I have been under pressure on how to explain death to a child, ever since my grandson of 5 years began speaking about old people ‘being taken away by God' and of how he didn't want to go to God, etc. It has made me thinking.
Is there a way of explaining death? Should one even try to, instead of skirting the issue? In fact one of the suggestions given to me was that it was best to divert a child's mind to more pleasant things whenever it talks about death. It is a pretty bad idea from my point of view. A child is curious and wants to know. Moreover today is an age of information and withholding any may result in getting wrong, disastrous, information, deleterious to the child's mental well-being.
The first thing is to accept that there are areas that we don't know about. There is no need to pretend to be omniscient in front of your child. Just explain what you know or think making it clear that you do not have the full answer. Do use your creative skills to explain death to the child gently in such a way that the child ceases to be scared of death, doesn't matter what exactly he or she understood or accepted. This may take several, gradual sessions, but do it.
Do engage the child in conversations about death whenever it is raised, choosing your words carefully. Fortunately, nature herself has found a way in which everyone grows up understanding it in one's own way without any one having to explain it explicitly (as one knew about it). Have most of us not grown up so?
I remember when my daughter of 4 years or so asking me once if there was God. Don't know whether she remembers it or not or what she accepted of my answer. My answer was a blank, "I don't know" Then I went on to say that I happened to accept God as some kind of divinity that I look up to but wasn't sure of anything else (I didn't have to tell her that I had myself gone through a phase of atheism, agnosticism before rediscovering God in my life). I ended up telling her that it was entirely up to her to decide whether or not there was God and she need not do it until she was much older.

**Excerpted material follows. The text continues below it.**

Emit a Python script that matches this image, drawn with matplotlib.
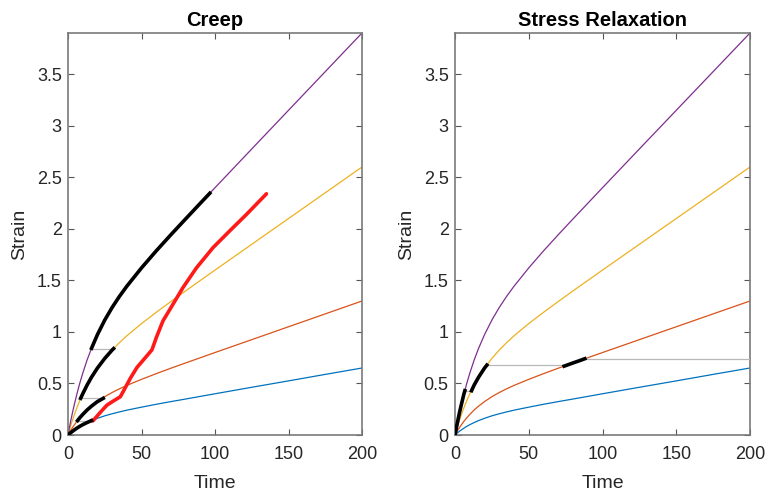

My satisfaction with this answer was my conscience: I was honest and also gave the clear signal that adults need not know everything.
The same approach can be used when explaining death. I told my grandson about how flowers bloom brilliantly and then fade and ‘die', only to fall into the soil and help more flowers to bloom (my explanation was lengthier than what I could express here). I also told him about clouds falling as rain, flowing into rivers; going to the sea, to become clouds again).
I am not sure how much he understood but I made sure to use the word, ‘maybe' to give him the hint that I was not all sure. As for his fear, I tried to tell him that he had a very long way to go and he will realize that there was nothing unpleasant about it. I am only sure of one thing - I didn't skirt the issue.
My suggestion to parents is this: try to explain death in any manner you feel fit at the moment - avoiding your religious or mythological forced explanation, however - accepting that there is no perfect answer. Let the child understand it in its own way.
A child confronts death the first time either through the death of a pet or a close relative. That is when the child begins to ask about it, more so, in the case a school going child when another child may raise this issue. He or she seems to accept that the dead has gone to ‘God', or ‘Heaven' or to the sky and so on. This doesn't seem unacceptable to it as it seems to get reconciled to the missing of the dead pet or person. What may rankle, sometimes, is the fear of death, which can't be helped (many adults, especially in the western world remain scared of death throughout their lives) but will vanish by and by as long as it is not repressed.
So, go ahead. Don't wait for a perfect answer. Just engage the child in conversation and let nature take care of it.
As a tail piece, I would like to quote one of my old favourites by John Donne:
"Death be not proud, though some have called thee
Mighty and dreadfull, for, thou art not soe,
For, those whom thou think'st, thou dost overthrow,
Die not, poore death, nor yet canst thou kill mee.
From rest and sleepe, which but thy pictures bee,
Much pleasure, then from thee, much more must flow,
And soonest our best men with thee doe goe,
Rest of their bones, and soules deliverie."